Just be warned that they will probably be more comfortable in discussing luminosity in terms of the FRW metric where space itself is expanding and all objects (without peculiar motion) are stationary with respect to that metirc and not too comfortable with discussing relativistic motion in a flat universe. Redshift in the FRW metric occurs due to stretching of space and stretching of wavelengths during travel time, rather than due to classic Doppler shift and time dilation. So if have you have any questions directly relating to the relativistic aspects you should ask them here.

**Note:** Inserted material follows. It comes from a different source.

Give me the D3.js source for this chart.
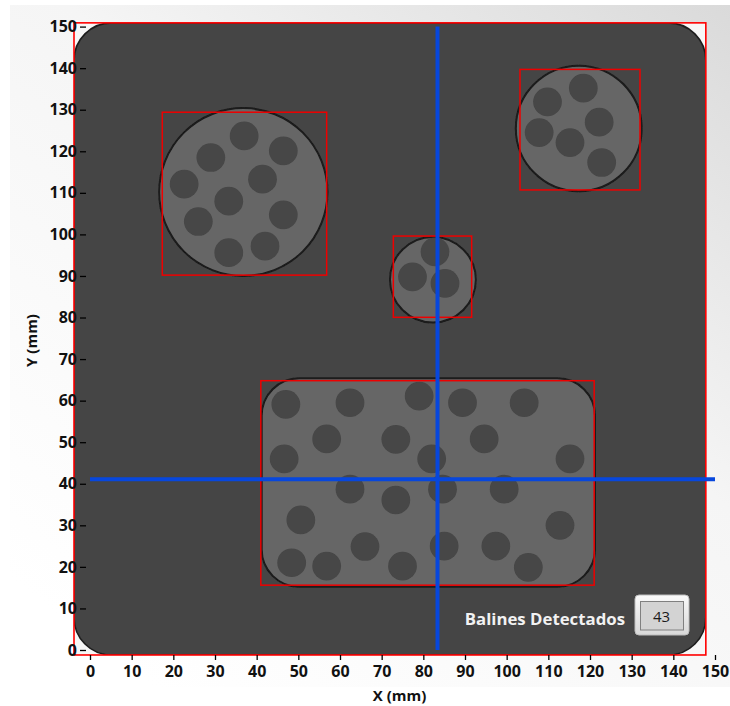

I did not write that ! I write 'astronomy'. Your planet must be in opposition to mine But you're right to say that luminosity distance is model dependent.
LOL! Oops! Sorry for the typo ... but good response I have a friend who is heavily into astronomy and has a large telescope in a observatory he built himself. It annoys him intensely when we ask how he is getting on with his 'astrology' in his 'conservatory', so of course we always do ... but I guess that little joke has become a habit that has backfired on me now.